MONASH (AUS) — To give their young the best chance of survival, female turtles have the unique ability to wait to lay their eggs on land when conditions are right.
A new study published in the American Society of Naturalists shows that egg-carrying females have low oxygen levels in their reproductive tracts, or oviducts—conditions that halt embryonic growth at a certain stage. Ova kept at optimal conditions continue to develop normally.
It’s likely the low oxygen environment is actively created by the female and explains how turtles are able to store eggs by halting development until they can lay them safely on land, says Anthony Rafferty, a PhD student at Monash University.
“Surprisingly, live-birth has evolved in over 120 lizard and snake species, but never in closely related crocodile or turtle groups,” Rafferty says. “Until now, the reasons why live-birth has not evolved in these reptile groups were unknown.
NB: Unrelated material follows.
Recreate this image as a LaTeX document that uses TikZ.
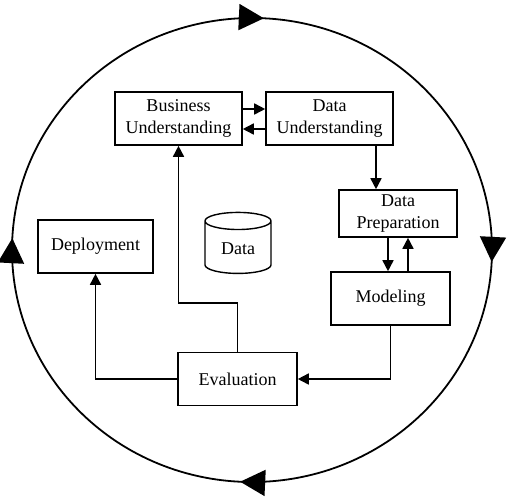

“It appears the female actively produces a mucus-like substance inside the reproductive tracts where the eggs are stored, to lower oxygen levels and cause the eggs to stop developing.”
This allows the turtle to select when and where to lay the eggs on land, taking into account access to adequate food sources and a secure environment.
“After an egg is laid the membrane inside the egg connects and so the egg can’t be turned at all or the young will die.
“We think she wants to stop the development of the egg before it reaches that stage because if she was laying the egg, and it turned at all during the laying, it would die if it were at any further stage of development.”
This insight into evolutionary biology has implications for conservation, particularly the preservation of the endangered leatherback turtle because more than half of the eggs laid in each nest never hatch.
“It seems that a lot of the embryos in those nests are failing to restart developing after they are laid, dying at the stage of development that we’re studying,” Rafferty says.
“We think that the trigger to restart development is not occurring in these eggs after they are laid and the embryos subsequently die. Further research will give us a better picture of this.”